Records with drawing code
▬▬▬▬▬▬

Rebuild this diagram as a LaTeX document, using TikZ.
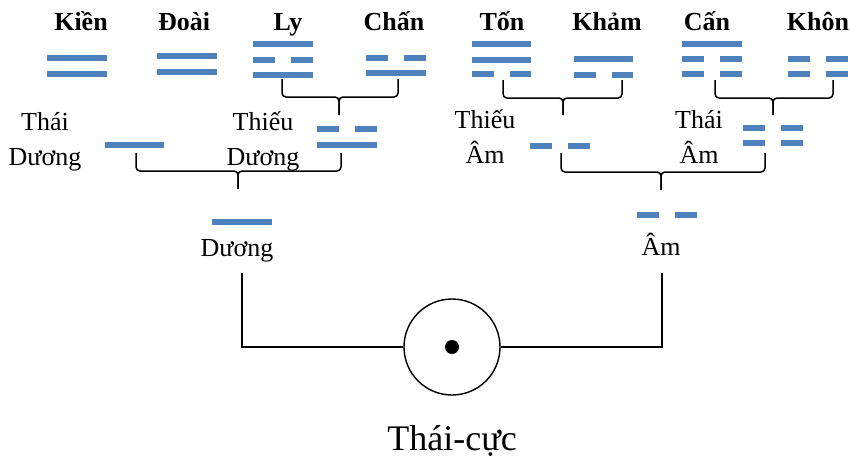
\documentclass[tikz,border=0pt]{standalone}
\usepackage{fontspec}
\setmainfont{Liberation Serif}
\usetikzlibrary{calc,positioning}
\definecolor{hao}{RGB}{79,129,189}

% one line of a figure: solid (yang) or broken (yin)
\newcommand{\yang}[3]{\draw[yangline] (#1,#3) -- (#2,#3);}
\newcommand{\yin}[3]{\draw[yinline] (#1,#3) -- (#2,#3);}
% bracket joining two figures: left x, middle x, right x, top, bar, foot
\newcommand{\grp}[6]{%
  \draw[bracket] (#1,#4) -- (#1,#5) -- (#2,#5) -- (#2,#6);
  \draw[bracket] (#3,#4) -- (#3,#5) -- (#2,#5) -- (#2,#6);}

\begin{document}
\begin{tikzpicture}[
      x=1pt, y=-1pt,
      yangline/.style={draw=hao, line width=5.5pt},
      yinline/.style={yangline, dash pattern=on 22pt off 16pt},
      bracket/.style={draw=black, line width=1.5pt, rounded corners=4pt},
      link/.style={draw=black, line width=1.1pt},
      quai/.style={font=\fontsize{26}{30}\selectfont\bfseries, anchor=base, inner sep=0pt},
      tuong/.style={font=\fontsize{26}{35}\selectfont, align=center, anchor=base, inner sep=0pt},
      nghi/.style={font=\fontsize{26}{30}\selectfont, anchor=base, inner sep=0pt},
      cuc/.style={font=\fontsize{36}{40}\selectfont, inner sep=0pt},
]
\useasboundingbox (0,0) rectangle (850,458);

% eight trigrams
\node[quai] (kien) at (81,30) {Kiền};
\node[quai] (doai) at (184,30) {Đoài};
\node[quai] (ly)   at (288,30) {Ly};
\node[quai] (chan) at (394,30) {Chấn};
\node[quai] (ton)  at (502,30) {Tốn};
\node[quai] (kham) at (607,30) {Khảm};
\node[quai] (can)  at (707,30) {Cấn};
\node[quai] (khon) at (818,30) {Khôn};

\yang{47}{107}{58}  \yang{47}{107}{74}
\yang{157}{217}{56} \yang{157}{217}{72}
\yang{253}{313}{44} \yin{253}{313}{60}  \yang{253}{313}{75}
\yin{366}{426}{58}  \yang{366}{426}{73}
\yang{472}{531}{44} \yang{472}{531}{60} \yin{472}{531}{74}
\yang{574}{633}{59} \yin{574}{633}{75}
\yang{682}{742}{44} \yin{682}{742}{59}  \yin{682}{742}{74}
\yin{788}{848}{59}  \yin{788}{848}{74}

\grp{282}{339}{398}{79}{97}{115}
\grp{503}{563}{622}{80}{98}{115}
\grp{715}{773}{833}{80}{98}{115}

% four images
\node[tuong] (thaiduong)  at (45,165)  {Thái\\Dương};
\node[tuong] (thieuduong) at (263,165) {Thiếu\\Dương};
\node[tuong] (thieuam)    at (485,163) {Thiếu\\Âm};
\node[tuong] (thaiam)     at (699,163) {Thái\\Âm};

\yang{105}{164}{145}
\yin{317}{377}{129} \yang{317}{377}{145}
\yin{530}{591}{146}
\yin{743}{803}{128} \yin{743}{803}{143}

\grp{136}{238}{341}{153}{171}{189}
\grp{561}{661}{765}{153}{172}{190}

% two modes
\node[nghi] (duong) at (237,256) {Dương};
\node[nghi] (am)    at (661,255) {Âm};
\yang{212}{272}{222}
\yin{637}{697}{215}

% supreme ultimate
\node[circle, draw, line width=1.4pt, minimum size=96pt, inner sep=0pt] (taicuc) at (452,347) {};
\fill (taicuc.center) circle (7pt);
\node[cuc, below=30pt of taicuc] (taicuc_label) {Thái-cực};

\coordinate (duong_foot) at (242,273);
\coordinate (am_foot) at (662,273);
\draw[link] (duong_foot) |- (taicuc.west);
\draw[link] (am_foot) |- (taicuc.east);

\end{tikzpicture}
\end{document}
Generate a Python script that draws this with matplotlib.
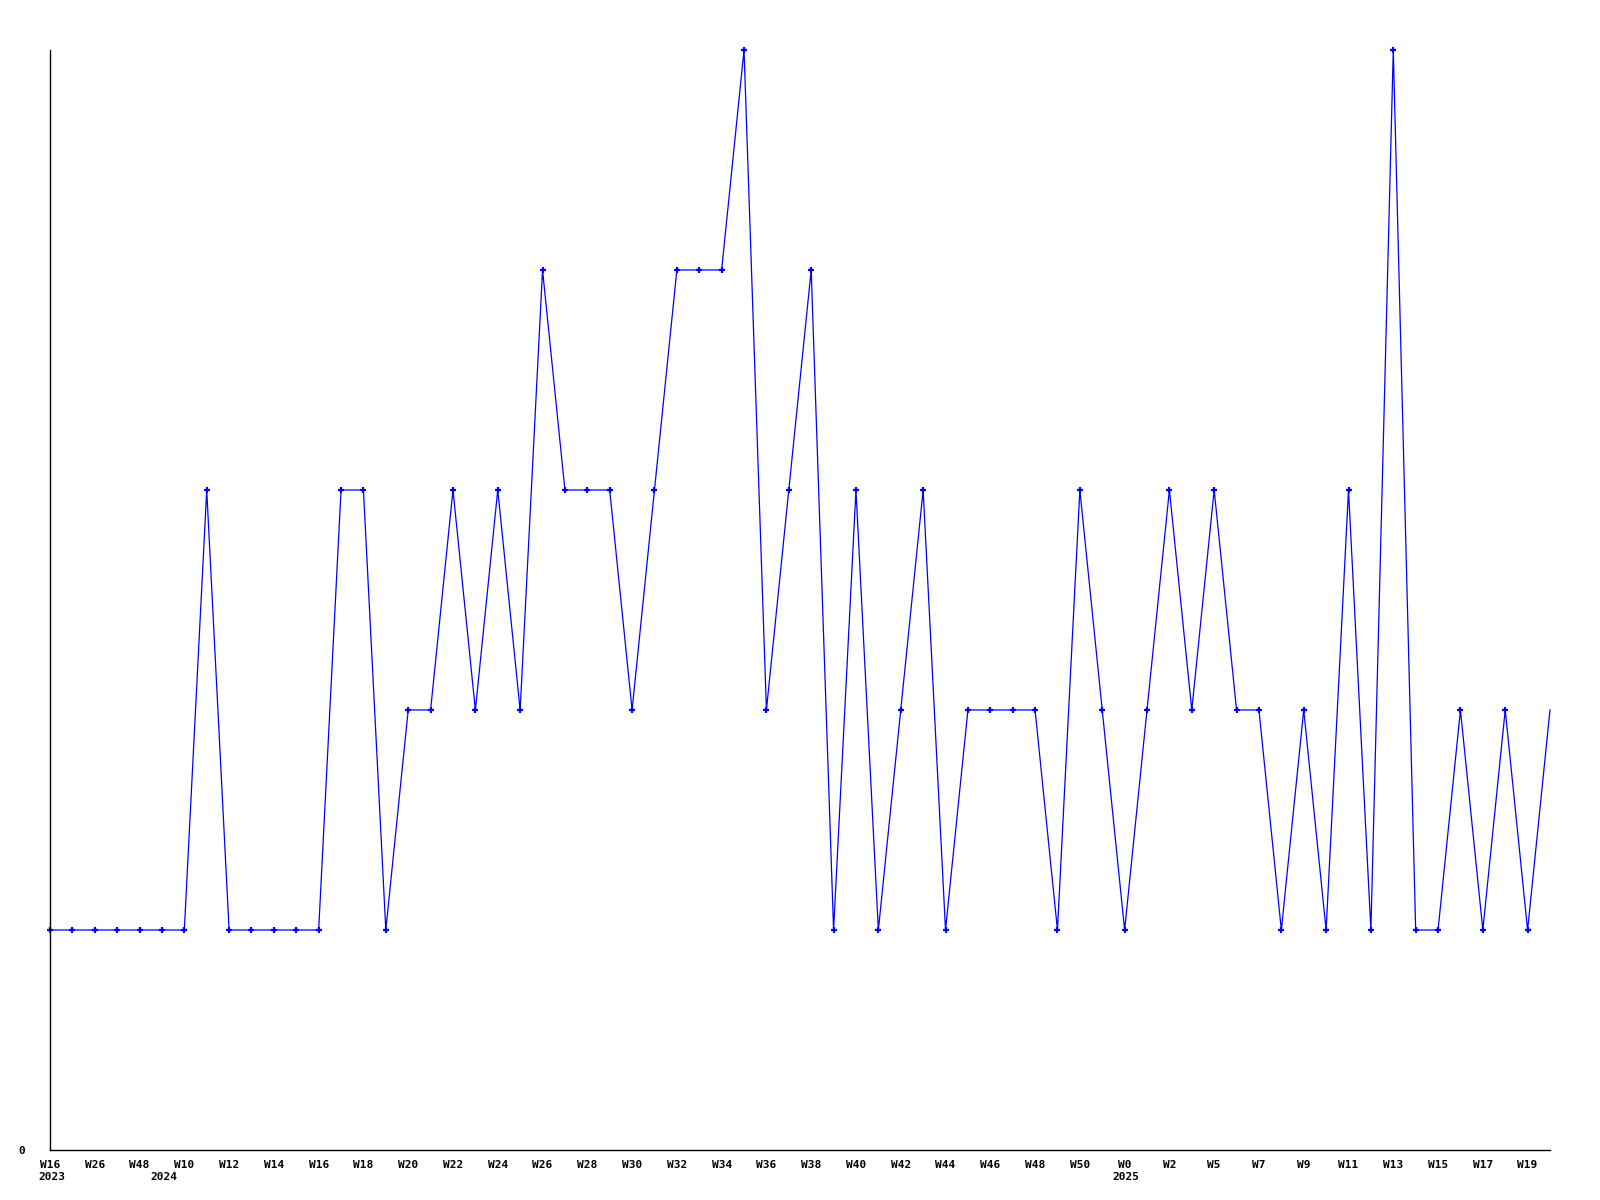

▬▬▬▬▬▬

TASK
Retype the entries word for word. Omit any images.

SOLVED EXERCISE
Rebuild this diagram as a LaTeX document, using TikZ.
\documentclass[tikz,border=0pt]{standalone}
\usepackage{fontspec}
\setmainfont{Liberation Serif}
\usetikzlibrary{calc,positioning}
\definecolor{hao}{RGB}{79,129,189}

% one line of a figure: solid (yang) or broken (yin)
\newcommand{\yang}[3]{\draw[yangline] (#1,#3) -- (#2,#3);}
\newcommand{\yin}[3]{\draw[yinline] (#1,#3) -- (#2,#3);}
% bracket joining two figures: left x, middle x, right x, top, bar, foot
\newcommand{\grp}[6]{%
  \draw[bracket] (#1,#4) -- (#1,#5) -- (#2,#5) -- (#2,#6);
  \draw[bracket] (#3,#4) -- (#3,#5) -- (#2,#5) -- (#2,#6);}

\begin{document}
\begin{tikzpicture}[
      x=1pt, y=-1pt,
      yangline/.style={draw=hao, line width=5.5pt},
      yinline/.style={yangline, dash pattern=on 22pt off 16pt},
      bracket/.style={draw=black, line width=1.5pt, rounded corners=4pt},
      link/.style={draw=black, line width=1.1pt},
      quai/.style={font=\fontsize{26}{30}\selectfont\bfseries, anchor=base, inner sep=0pt},
      tuong/.style={font=\fontsize{26}{35}\selectfont, align=center, anchor=base, inner sep=0pt},
      nghi/.style={font=\fontsize{26}{30}\selectfont, anchor=base, inner sep=0pt},
      cuc/.style={font=\fontsize{36}{40}\selectfont, inner sep=0pt},
]
\useasboundingbox (0,0) rectangle (850,458);

% eight trigrams
\node[quai] (kien) at (81,30) {Kiền};
\node[quai] (doai) at (184,30) {Đoài};
\node[quai] (ly)   at (288,30) {Ly};
\node[quai] (chan) at (394,30) {Chấn};
\node[quai] (ton)  at (502,30) {Tốn};
\node[quai] (kham) at (607,30) {Khảm};
\node[quai] (can)  at (707,30) {Cấn};
\node[quai] (khon) at (818,30) {Khôn};

\yang{47}{107}{58}  \yang{47}{107}{74}
\yang{157}{217}{56} \yang{157}{217}{72}
\yang{253}{313}{44} \yin{253}{313}{60}  \yang{253}{313}{75}
\yin{366}{426}{58}  \yang{366}{426}{73}
\yang{472}{531}{44} \yang{472}{531}{60} \yin{472}{531}{74}
\yang{574}{633}{59} \yin{574}{633}{75}
\yang{682}{742}{44} \yin{682}{742}{59}  \yin{682}{742}{74}
\yin{788}{848}{59}  \yin{788}{848}{74}

\grp{282}{339}{398}{79}{97}{115}
\grp{503}{563}{622}{80}{98}{115}
\grp{715}{773}{833}{80}{98}{115}

% four images
\node[tuong] (thaiduong)  at (45,165)  {Thái\\Dương};
\node[tuong] (thieuduong) at (263,165) {Thiếu\\Dương};
\node[tuong] (thieuam)    at (485,163) {Thiếu\\Âm};
\node[tuong] (thaiam)     at (699,163) {Thái\\Âm};

\yang{105}{164}{145}
\yin{317}{377}{129} \yang{317}{377}{145}
\yin{530}{591}{146}
\yin{743}{803}{128} \yin{743}{803}{143}

\grp{136}{238}{341}{153}{171}{189}
\grp{561}{661}{765}{153}{172}{190}

% two modes
\node[nghi] (duong) at (237,256) {Dương};
\node[nghi] (am)    at (661,255) {Âm};
\yang{212}{272}{222}
\yin{637}{697}{215}

% supreme ultimate
\node[circle, draw, line width=1.4pt, minimum size=96pt, inner sep=0pt] (taicuc) at (452,347) {};
\fill (taicuc.center) circle (7pt);
\node[cuc, below=30pt of taicuc] (taicuc_label) {Thái-cực};

\coordinate (duong_foot) at (242,273);
\coordinate (am_foot) at (662,273);
\draw[link] (duong_foot) |- (taicuc.west);
\draw[link] (am_foot) |- (taicuc.east);

\end{tikzpicture}
\end{document}
Generate a Python script that draws this with matplotlib.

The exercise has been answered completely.